Erreur de fait importante

[32] Le seul moyen d’appel retenu par le prestataire concerne son affirmation selon laquelle une erreur d’équité procédurale a été commise.

[33] Toutefois, je comprends que la représentante du prestataire n’est pas une avocate. Je comprends également que l’appel n’a peut-être pas été formulé de la meilleure façon possible. La Cour fédérale a ordonné à la division d’appel d’examiner l’affaire au-delà des moyens d’appel énoncés lorsque le demandeur se représente lui-mêmeNote de bas de page 7. J’admets que cela peut également s’appliquer aux demandeurs qui n’ont pas de représentant légal.

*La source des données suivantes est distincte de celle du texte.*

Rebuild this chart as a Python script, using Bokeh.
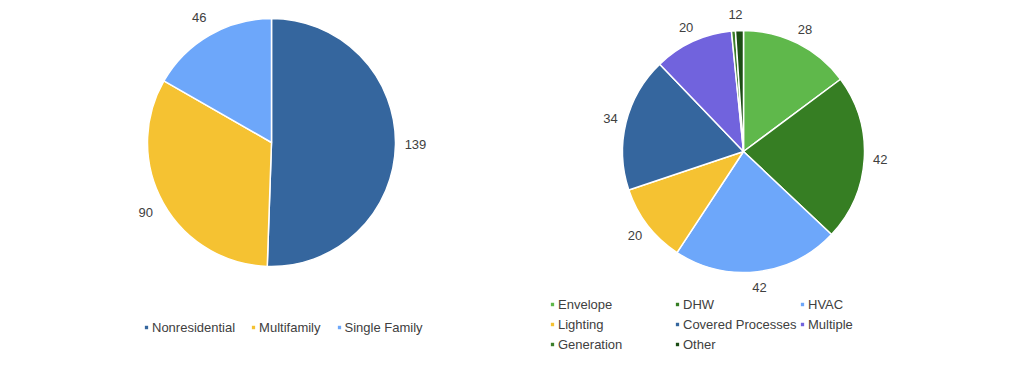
import numpy as np
from bokeh.plotting import figure
from bokeh.models import ColumnDataSource, Range1d, Legend, LegendItem
from bokeh.core.properties import value
from bokeh.embed import file_html
from bokeh.resources import INLINE

# ---- data ----
left_cats = ["Nonresidential", "Multifamily", "Single Family"]
left_vals = [139, 90, 46]
left_colors = ["#35669e", "#f5c232", "#6da7fa"]

right_cats = ["Envelope", "DHW", "HVAC", "Lighting", "Covered Processes",
              "Multiple", "Generation", "Other"]
right_vals = [28, 42, 42, 20, 34, 20, 1, 2]
right_colors = ["#5fb84b", "#367e23", "#6da7fa", "#f5c232", "#35669e",
                "#7163dd", "#3c7f2c", "#1c4d14"]

W, H = 1024, 365
FONT = "Liberation Sans"
TXT = "#404040"

p = figure(width=W, height=H, output_backend="svg", toolbar_location=None,
           x_range=Range1d(0, W), y_range=Range1d(0, H),
           min_border=0, outline_line_color=None)
p.axis.visible = False
p.grid.visible = False
p.background_fill_color = "white"


def pie(cats, vals, colors, cx, cy, r, lab_off):
    vals = np.array(vals, dtype=float)
    tot = vals.sum()
    cum = np.concatenate([[0], np.cumsum(vals)])
    start = np.pi / 2 - cum[:-1] / tot * 2 * np.pi
    end = np.pi / 2 - cum[1:] / tot * 2 * np.pi
    mid = (start + end) / 2
    src = ColumnDataSource(dict(cat=cats, val=vals, start=start, end=end,
                                color=colors,
                                lx=cx + (r + lab_off) * np.cos(mid),
                                ly=cy + (r + lab_off) * np.sin(mid),
                                lab=[str(int(v)) for v in vals]))
    renderers = []
    for i in range(len(cats)):
        view_src = ColumnDataSource({k: [src.data[k][i]] for k in src.data})
        rr = p.wedge(x=cx, y=cy, radius=r, start_angle="start", end_angle="end",
                     direction="clock", fill_color="color", line_color="white",
                     line_width=1.5, source=view_src)
        renderers.append(rr)
    p.text(x="lx", y="ly", text="lab", source=src, text_align="center",
           text_baseline="middle", text_font=value(FONT),
           text_font_size="13px", text_color=TXT)
    return renderers


# centres in page pixels (y measured from the bottom)
lr = pie(left_cats, left_vals, left_colors, 271, H - 142, 124, 20)
rr = pie(right_cats, right_vals, right_colors, 743, H - 151, 121, 16)

leg_l = Legend(items=[LegendItem(label=c, renderers=[r]) for c, r in zip(left_cats, lr)],
               orientation="horizontal", location=(143, 29),
               glyph_width=6, glyph_height=6, label_standoff=3, spacing=15,
               label_text_font=FONT, label_text_font_size="13px",
               label_text_color=TXT, label_height=18, padding=0, margin=0,
               border_line_alpha=0, background_fill_alpha=0)
leg_r = Legend(items=[LegendItem(label=c, renderers=[r]) for c, r in zip(right_cats, rr)],
               orientation="horizontal", ncols=3, location=(549, 11),
               glyph_width=6, glyph_height=6, label_standoff=3, spacing=0,
               label_width=116,
               label_text_font=FONT, label_text_font_size="13px",
               label_text_color=TXT, label_height=20, padding=0, margin=0,
               border_line_alpha=0, background_fill_alpha=0)
p.add_layout(leg_l)
p.add_layout(leg_r)

open("out.html", "w").write(file_html(p, INLINE))
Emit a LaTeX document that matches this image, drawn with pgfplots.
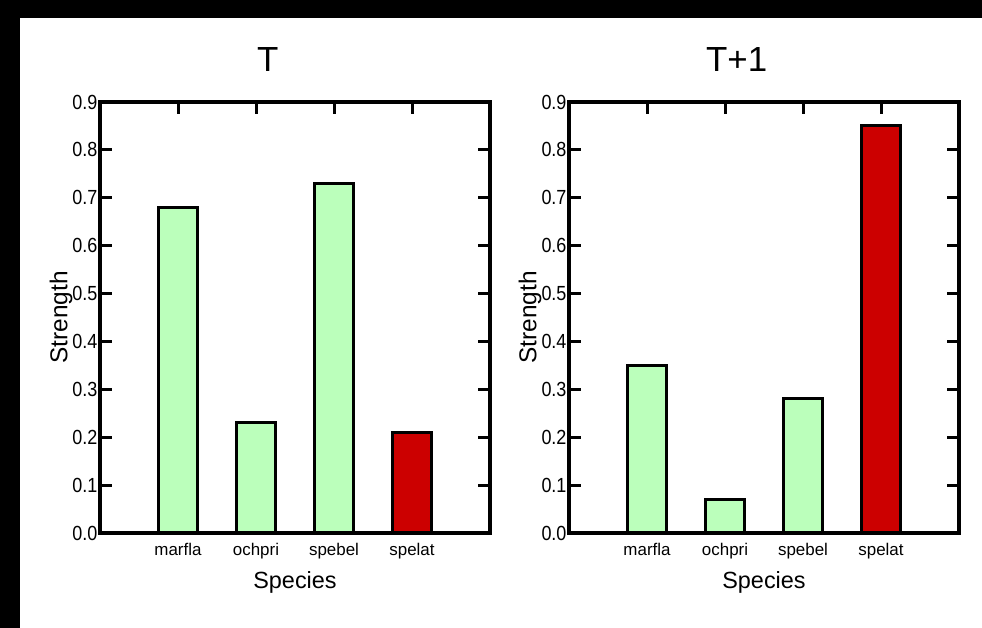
\documentclass[border=0pt]{standalone}
\usepackage{pgfplots}
\pgfplotsset{compat=1.18}
\usepackage{fontspec}
\setmainfont{Liberation Sans}
\newfontfamily\narrowlbl[FakeStretch=0.88]{Liberation Sans}
\definecolor{lgreen}{HTML}{BBFFBB}
\definecolor{dred}{HTML}{CC0000}
\pgfplotsset{
  mybars/.style={
    width=390bp, height=431bp, scale only axis,
    xmin=0, xmax=5, ymin=0, ymax=0.9,
    xtick={1,2,3,4}, xticklabels={marfla,ochpri,spebel,spelat},
    ytick={0,0.1,...,0.9},
    tick pos=both, tick align=inside,
    xticklabel pos=lower, yticklabel pos=left,
    axis line style={line width=3.2bp},
    major tick length=12bp,
    every tick/.style={black, line width=3bp},
    /pgf/number format/assume math mode=true,
    yticklabel style={/pgf/number format/fixed, /pgf/number format/precision=1, /pgf/number format/fixed zerofill, font=\narrowlbl\fontsize{20.5}{20.5}\selectfont, xshift=1bp},
    xticklabel style={font=\fontsize{17}{17}\selectfont, yshift=-7bp},
    xlabel={Species},
    ylabel={Strength},
    xlabel style={font=\fontsize{23.5}{23.5}\selectfont, at={(axis description cs:0.5,0)}, anchor=center, yshift=-49bp},
    ylabel style={font=\fontsize{24.5}{24.5}\selectfont, at={(axis description cs:-0.1,0.5)}, anchor=center, rotate=0},
    title style={font=\fontsize{35}{35}\selectfont, at={(axis description cs:0.43,1)}, anchor=center, yshift=37bp},
    clip=false,
  },
  mybar/.style={ybar, bar width=0.5, draw=black, line width=3bp},
}
\begin{document}
\begin{tikzpicture}[x=1bp,y=1bp]
\path[use as bounding box] (0,0) rectangle (982,628);
\fill[black] (0,610) rectangle (982,628);
\fill[black] (0,0) rectangle (20,628);
\begin{axis}[mybars, at={(100bp,95bp)}, anchor=south west, title={T}]
\addplot[mybar, fill=lgreen] coordinates {(1,0.68) (2,0.23) (3,0.73)};
\addplot[mybar, fill=dred] coordinates {(4,0.21)};
\end{axis}
\begin{axis}[mybars, at={(569bp,95bp)}, anchor=south west, title={T+1}]
\addplot[mybar, fill=lgreen] coordinates {(1,0.35) (2,0.07) (3,0.28)};
\addplot[mybar, fill=dred] coordinates {(4,0.85)};
\end{axis}
\end{tikzpicture}
\end{document}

[34] Par conséquent, j’ai examiné le dossier pour voir si la division générale a ignoré ou mal compris tout élément de preuve important qui aurait pu entraîner une erreur de fait importante.

[35] Je n’ai découvert aucun cas où des éléments de preuve importants ont été mal traités, et les conclusions de la division générale découlent rationnellement de la preuve qui lui est soumise.

[36] On ne peut soutenir que la division générale a commis une erreur de fait importante.

[37] L’appel du prestataire n’a aucune chance raisonnable de succès.

Conclusion

[38] Je refuse la permission d’interjeter appel. Par conséquent, l’appel n’ira pas de l’avant.